Colonial Sav. Bank, 947 F.2d 49 (3d Cir. 1991), for example, a
case in which we found an order denying Resolution Trust
Corporation ("RTC") a stay under the stay provision of the
Financial Institutions Reform, Recovery, and Enforcement Act of
1989, 12 U.S.C. § 1812(d)(12)6 to be a collateral order, we
stated:
5
. Precisely the same can be said, and has been said by the
Supreme Court, with respect to orders denying the protection of
the Speech and Debate Clause, as well as orders denying the right
not to stand trial on double jeopardy grounds. See Helstoski v.

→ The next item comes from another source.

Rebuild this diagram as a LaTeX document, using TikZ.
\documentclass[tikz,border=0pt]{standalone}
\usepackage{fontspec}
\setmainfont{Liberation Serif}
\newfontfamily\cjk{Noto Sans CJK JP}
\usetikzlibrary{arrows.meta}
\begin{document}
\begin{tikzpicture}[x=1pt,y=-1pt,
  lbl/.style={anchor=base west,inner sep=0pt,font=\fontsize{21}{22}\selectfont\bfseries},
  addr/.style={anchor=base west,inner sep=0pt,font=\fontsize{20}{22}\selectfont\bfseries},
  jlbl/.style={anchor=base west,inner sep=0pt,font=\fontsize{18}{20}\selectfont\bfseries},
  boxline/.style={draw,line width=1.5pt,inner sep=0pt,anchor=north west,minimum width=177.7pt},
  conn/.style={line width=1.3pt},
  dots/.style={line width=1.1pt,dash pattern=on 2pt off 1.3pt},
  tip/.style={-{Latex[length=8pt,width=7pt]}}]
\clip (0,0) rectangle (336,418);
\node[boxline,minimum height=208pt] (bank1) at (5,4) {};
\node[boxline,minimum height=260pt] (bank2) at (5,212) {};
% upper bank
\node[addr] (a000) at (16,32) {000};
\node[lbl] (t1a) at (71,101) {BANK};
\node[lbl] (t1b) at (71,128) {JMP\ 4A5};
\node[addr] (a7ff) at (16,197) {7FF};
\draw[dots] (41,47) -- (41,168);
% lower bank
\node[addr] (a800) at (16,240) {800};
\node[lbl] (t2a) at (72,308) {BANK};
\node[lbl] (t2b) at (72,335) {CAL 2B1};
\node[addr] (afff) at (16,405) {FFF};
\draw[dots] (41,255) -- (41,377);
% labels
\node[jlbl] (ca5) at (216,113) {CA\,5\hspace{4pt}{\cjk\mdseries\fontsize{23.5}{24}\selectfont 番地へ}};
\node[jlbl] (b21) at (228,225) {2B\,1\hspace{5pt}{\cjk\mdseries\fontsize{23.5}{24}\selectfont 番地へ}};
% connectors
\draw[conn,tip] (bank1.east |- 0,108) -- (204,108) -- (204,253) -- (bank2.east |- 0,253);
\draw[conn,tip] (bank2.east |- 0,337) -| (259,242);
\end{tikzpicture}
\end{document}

Meanor, 442 U.S. 500 (1979) (holding that an order denying the
protection of the Speech and Debate Clause is immediately
appealable); Abney v. United States, 431 U.S. 651 (1977) (holding
that an order denying the right not to stand trial on double
jeopardy grounds is immediately appealable).
6
. 12 U.S.C. § 1821(d)(12) provides:
After the appointment of a conservator or
receiver for an insured depository
institution, the conservator or receiver may
request a stay for a period not to exceed --
(i) 45 days, in the case of any
conservator; and
(ii) 90 days, in the case of any
receiver,
Congress afforded RTC this right to a stay
under § 1821(d)(12) because it realized that
upon RTC's appointment as receiver or
conservator for a failed thrift, RTC is
likely to find the thrift in a state of
profound disarray and may require some
breathing room to orient itself and determine
how best to proceed with pending litigation.

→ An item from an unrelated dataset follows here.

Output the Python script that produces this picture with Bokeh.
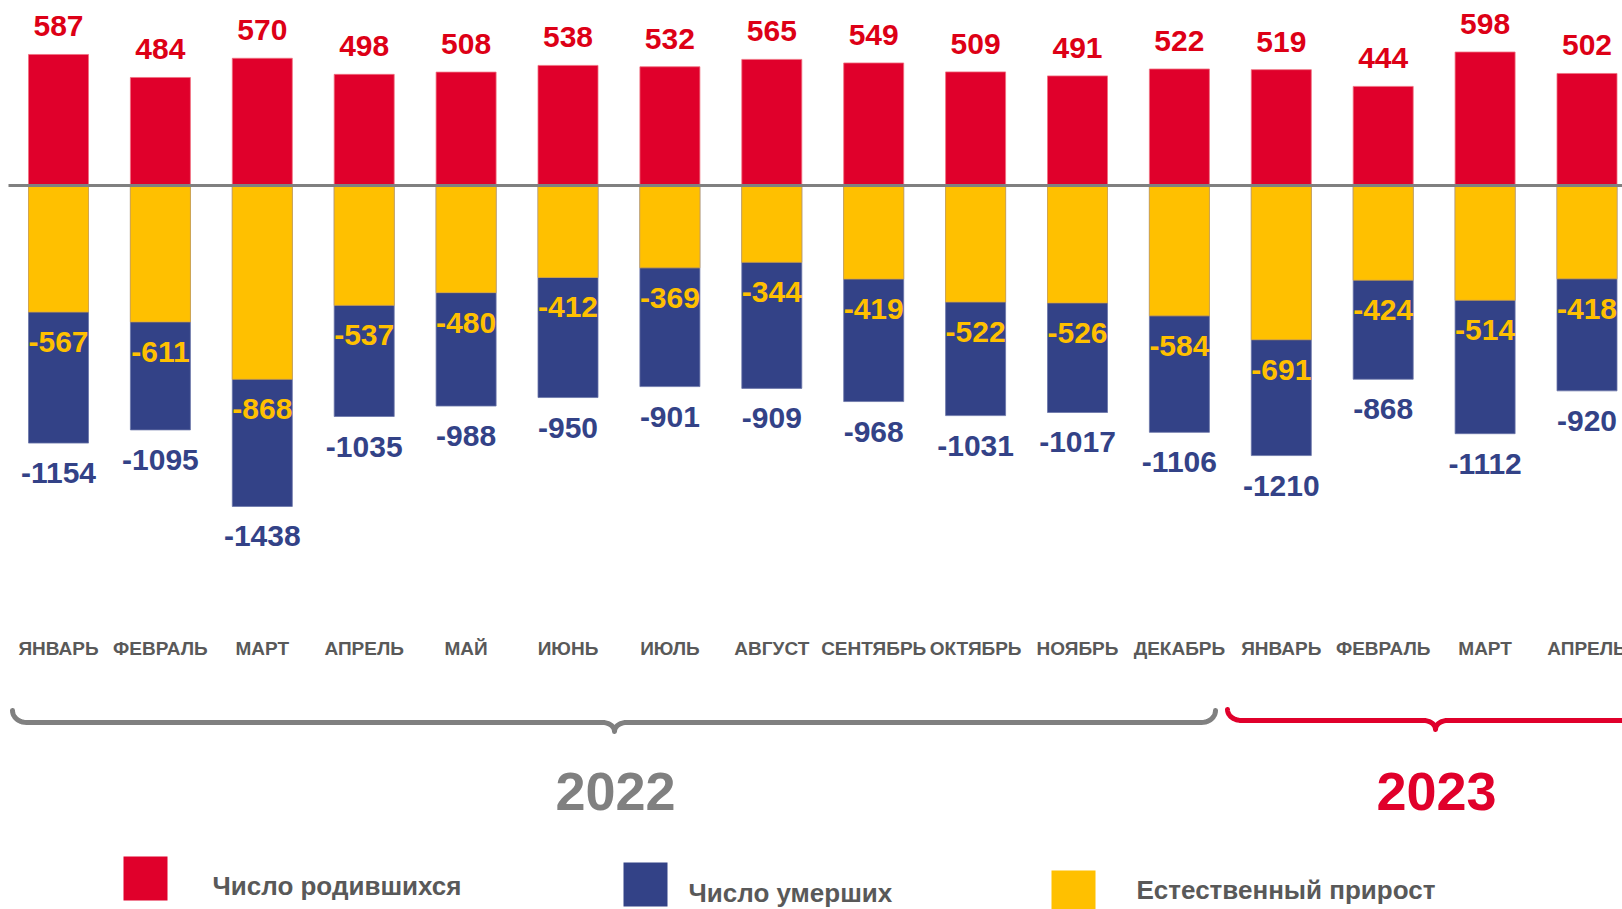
import numpy as np
from bokeh.plotting import figure
from bokeh.models import Range1d, ColumnDataSource
from bokeh.core.properties import value
from bokeh.embed import file_html
from bokeh.resources import INLINE

# ---------------- data ----------------
months = ["ЯНВАРЬ", "ФЕВРАЛЬ", "МАРТ", "АПРЕЛЬ", "МАЙ", "ИЮНЬ", "ИЮЛЬ", "АВГУСТ",
          "СЕНТЯБРЬ", "ОКТЯБРЬ", "НОЯБРЬ", "ДЕКАБРЬ", "ЯНВАРЬ", "ФЕВРАЛЬ", "МАРТ", "АПРЕЛЬ"]
births = [587, 484, 570, 498, 508, 538, 532, 565, 549, 509, 491, 522, 519, 444, 598, 502]
deaths = [-1154, -1095, -1438, -1035, -988, -950, -901, -909, -968, -1031, -1017, -1106,
          -1210, -868, -1112, -920]
growth = [-567, -611, -868, -537, -480, -412, -369, -344, -419, -522, -526, -584,
          -691, -424, -514, -418]
years = ["2022", "2023"]
legend_labels = ["Число родившихся", "Число умерших", "Естественный прирост"]

RED = "#E0002B"
BLUE = "#334287"
YELLOW = "#FFC000"
GRAY = "#808080"
TXT = "#595959"
FONT = "Liberation Sans"

W, H = 1622, 909
X0_PX, STEP = 58.0, 101.9      # pixel centre of first bar, pixel spacing
Y0_PX, SCALE = 185.0, 0.2232   # pixel of zero line, pixels per unit


def dx(px):
    return (px - X0_PX) / STEP


def dy(px):
    return (Y0_PX - px) / SCALE


p = figure(width=W, height=H, output_backend="svg", toolbar_location=None,
           x_range=Range1d(dx(0), dx(W)), y_range=Range1d(dy(H), dy(0)),
           x_axis_type=None, y_axis_type=None, min_border=0)
p.outline_line_color = None
p.grid.visible = False
p.background_fill_color = "white"
p.border_fill_color = "white"

n = len(months)
idx = list(range(n))
src = ColumnDataSource(dict(
    x=idx, births=births, deaths=deaths, growth=growth, months=months,
    btxt=[str(v) for v in births], dtxt=[str(v) for v in deaths],
    gtxt=[str(v) for v in growth],
    by=[b + 28 / SCALE for b in births],
    dyy=[d - 30 / SCALE for d in deaths],
    gy=[g - 30 / SCALE for g in growth],
    my=[dy(648)] * n,
))

bw = 60 / STEP
p.vbar(x="x", top="births", bottom=0, width=bw, source=src, fill_color=RED,
       line_color="#F07080", line_width=0.8)
p.vbar(x="x", top=0, bottom="deaths", width=bw, source=src, fill_color=BLUE,
       line_color="#6A75A8", line_width=0.8)
p.vbar(x="x", top=0, bottom="growth", width=bw, source=src, fill_color=YELLOW,
       line_color="#D9A84A", line_width=0.8)

# zero line
p.segment(x0=dx(8), y0=0, x1=dx(W), y1=0, line_color=GRAY, line_width=3)

common = dict(text_font=value(FONT), text_font_style="bold", text_align="center",
              text_baseline="middle")
p.text(x="x", y="by", text="btxt", source=src, text_color="#DD0016",
       text_font_size="30px", **common)
p.text(x="x", y="dyy", text="dtxt", source=src, text_color=BLUE,
       text_font_size="30px", **common)
p.text(x="x", y="gy", text="gtxt", source=src, text_color=YELLOW,
       text_font_size="30px", **common)
p.text(x="x", y="my", text="months", source=src, text_color=TXT,
       text_font_size="19px", **common)


# ---------------- braces ----------------
def brace(x0, x1, xc, yl, ytop, ydip, r=14, d=12):
    pts = []
    t = np.linspace(0, 1, 12)
    for tt in t:
        a = np.pi * tt / 2
        pts.append((x0 + r - r * np.cos(a), ytop + (yl - ytop) * np.sin(a)))
    for tt in t:
        pts.append((xc - d + d * np.sin(np.pi * tt / 2), yl + (ydip - yl) * (1 - np.cos(np.pi * tt / 2))))
    for tt in t:
        pts.append((xc + d * (1 - np.cos(np.pi * tt / 2)), ydip + (yl - ydip) * np.sin(np.pi * tt / 2)))
    for tt in t:
        a = np.pi * tt / 2
        pts.append((x1 - r + r * np.sin(a), yl + (ytop - yl) * (1 - np.cos(a))))
    xs = [dx(a) for a, b in pts]
    ys = [dy(b) for a, b in pts]
    return xs, ys


xs, ys = brace(12, 1215, 614, 722, 710, 731)
p.line(xs, ys, line_color=GRAY, line_width=5, line_join="round", line_cap="round")
xs, ys = brace(1227, 1660, 1435, 720, 709, 729)
p.line(xs, ys, line_color=RED, line_width=5, line_join="round", line_cap="round")

# year labels
p.text(x=[dx(615), dx(1436)], y=[dy(791)] * 2, text=years, text_color=[GRAY, RED],
       text_font_size="54px", **common)

# ---------------- legend ----------------
sq_x = [dx(145), dx(645), dx(1073)]
sq_y = [dy(878), dy(884), dy(892)]
p.rect(x=sq_x, y=sq_y, width=44 / STEP, height=44 / SCALE,
       fill_color=[RED, BLUE, YELLOW], line_color=None)
p.text(x=[dx(212), dx(688), dx(1136)], y=[dy(885), dy(892), dy(889)],
       text=legend_labels, text_color=TXT, text_font=value(FONT),
       text_font_style="bold", text_font_size="26px", text_align="left",
       text_baseline="middle")

open("out.html", "w").write(file_html(p, INLINE))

If the district court denies a proper request
for a stay under § 1821(d)(12), RTC's
statutory right to a short litigation cease-
fire, like a government official's right to
qualified immunity, is "irretrievably lost"
absent immediate appeal.
Id. at 60. Similarly, in Federal Ins. Co. v. Richard I. Rubin &
Co., Inc., 12 F.3d 1270 (3d Cir. 1993), a case in which we
extended the collateral order doctrine to a claim for immunity
from suit conferred by the Foreign Sovereign Immunities Act
("FSIA"), 28 U.S.C. §§ 1602-1611, we stated:
[P]roviding review only after a trial [of the
order denying the FSIA defense] would destroy
the "legal and practical value" of their
sovereign immunity defense. At the post-
trial stage of the proceeding, the Dutch
parent corporations will have been forced to
endure the very burden they are arguing they
should not be subjected to in the first place
-- a trial on the merits.
Id. at 1282. See also In re School Asbestos Litigation, 842 F.2d
671 (3d Cir. 1988) (holding that an order denying a party the
right to engage in public communications with persons and in fora
unrelated to the litigation was immediately appealable because
"`the loss of First Amendment freedoms, for even minimal periods
of time, unquestionably constitutes irreparable injury.'"
(..continued)
in any judicial action or proceeding to which
such institution is or becomes a party.
(citation omitted)). In each of these cases, crucial to our
conclusion that the order in question constituted an immediately
appealable collateral order was the fact that failure to afford
immediate appeal would have rendered the right asserted worthless
to the actual entity holding the right. The same simply cannot
be said in the context of Rooker-Feldman.
One of the interests that the Rooker-Feldman doctrine
seeks to promote is respect for state courts. Guarino, 11 F.3d
at 1157. To further this interest, the Rooker-Feldman doctrine
precludes federal district court review of state court
adjudications. See id. Significantly, the protection that
Rooker-Feldman affords attaches not to the state courts
themselves, but rather to their adjudications. Unlike people,
states and state entities -- the direct recipients and
beneficiaries of the classic immunities, for example --
adjudications do not suffer irreparably by being haled into
federal district court for review. Indeed, once a court of
appeals rules that under Rooker-Feldman, the district court
lacked subject matter jurisdiction to review the state court
adjudication, it is, both as a practical as well as a legal
matter, as if the state court adjudication had never been
reviewed by a federal district court in the first place. So long
as the state court adjudication's Rooker-Feldman-derived
"immunity" is acknowledged and vindicated by the court of appeals
following the entry of a final judgment, the interest in
respecting state courts by holding their adjudications beyond
federal district court scrutiny is adequately protected.7
By concluding that the denial of a Rooker-Feldman
defense does not give rise to an immediately appealable
collateral order, we do not gainsay the importance of the
interests in federalism and comity that the Rooker-Feldman
doctrine seeks to protect. We simply believe that these
interests are not irreparably harmed through rigorous application
of the final judgment rule. We note that in other contexts these
same interests have been understood to be adequately vindicable
on appeal following the entry of final judgment. See Coleman by
Lee v. Stanziani, 735 F.2d 118 (3d Cir. 1984) (holding that the
denial of a motion to dismiss asserting Younger v. Harris
abstention grounds satisfies none of the Cohen requirements).
IV. CONCLUSION
Having concluded that an order denying the Rooker-
Feldman defense is not immediately appealable under the
collateral order rule, we will dismiss for lack of appellate
7
. We say that the Rooker-Feldman interests are adequately
vindicable on appeal from a final judgment because we recognize,
as has the Supreme Court, that section 1291 never operates
without some cost. Digital Equipment Corporation, 114 S. Ct. at
1998. Litigants are always burdened in ways that are "only
imperfectly reparable by appellate reversal of a final district
court judgment." Id.
jurisdiction the defendants' appeal from the district court's
order denying their Rooker-Feldman defense.